A beguiling mix of gravity-defying fantasy and surprisingly dense history, 2002’s Hero (英雄) is the Magnum Opus of acclaimed wuxia director Zhang Yimou.

Action star Jet Li takes centre stage in this epic charting the history of China through its Warring States period and later reunification, with much of the screentime split between dramatic battle scenes and complex musing over the moral - and political - implications of a planned assassination attempt on the emperor.

A dazzling epic that packs an emotional punch, the film “is not so much a historical epic as a kind of highly determined ballet”, writes Anthony Lane in The New Yorker, “dreamy with bloodless violence, relying less on shades of character than on magnificence of gesture”.

Battleship Potemkin, 1925

The first silent entry on the list is Battleship Potemkin, a 1925 Soviet film centred on the rebellion of staff on the Imperial Russian Navy battleship Potemkin in 1905, now regarded as one of the key catalysts leading to the overthrow of the country’s Tsarist government 12 years later.

As MTV points out, there were no Oscars to win when it was released, but at the 1958 World's Fair in Brussels, Potemkin was named the greatest film of all time and “continues to rank high in lists of the best and most important movies.

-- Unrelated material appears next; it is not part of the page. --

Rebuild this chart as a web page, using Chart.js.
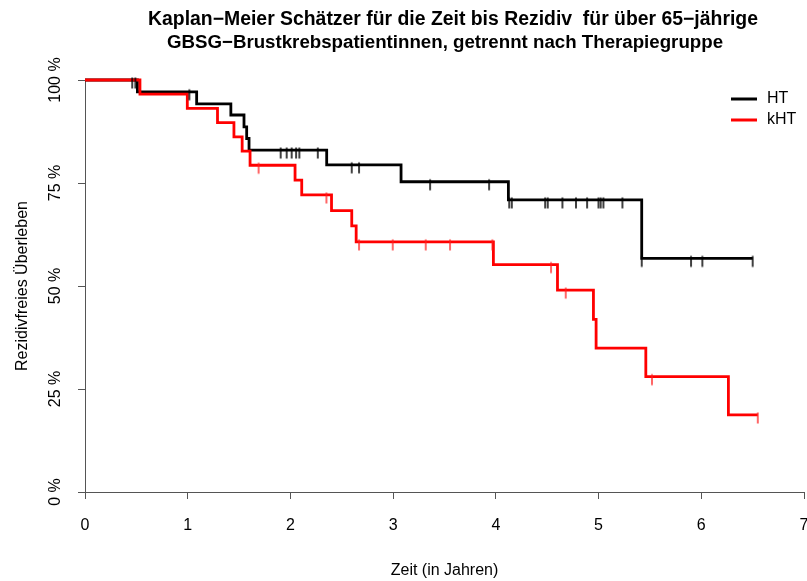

Potemkin is a vital viewing experience that transcends its landmark/milestone status,” says The Observer.

Gandhi, 1982

Gandhi tells the story of Indian revolutionary Mahatma Gandhi from his time as a local statesman to a global icon.

Anchored by a stunning central performance by British actor Ben Kingsley (who is of Gujarati descent like Gandhi himself), the film was also critically acclaimed, with Variety saying: “Once in a long while a motion picture so eloquently expressive and technically exquisite comes along that one is tempted to hail it as being near perfect.”

Chariots of Fire, 1981

A life-affirming, moving and thoroughly British film with a relatively small budget, 1981’s Chariots of Fire became a surprise hit, usurping a number of Hollywood heavyweights at the Academy Awards the same year.

The film tells the real-life story of Olympic runners Eric Liddell, a Scottish Christian who runs for the glory of God, and Harold Abrahams, a Jewish Englishman who runs to overcome prejudice, and their journey to the 1924 Olympics in France.

“From the opening scene of pale young men racing barefoot along the beach, full of hope and elation, backed by Vangelis's now famous anthem, the film is utterly compelling,” writes The Times’s Kate Muir.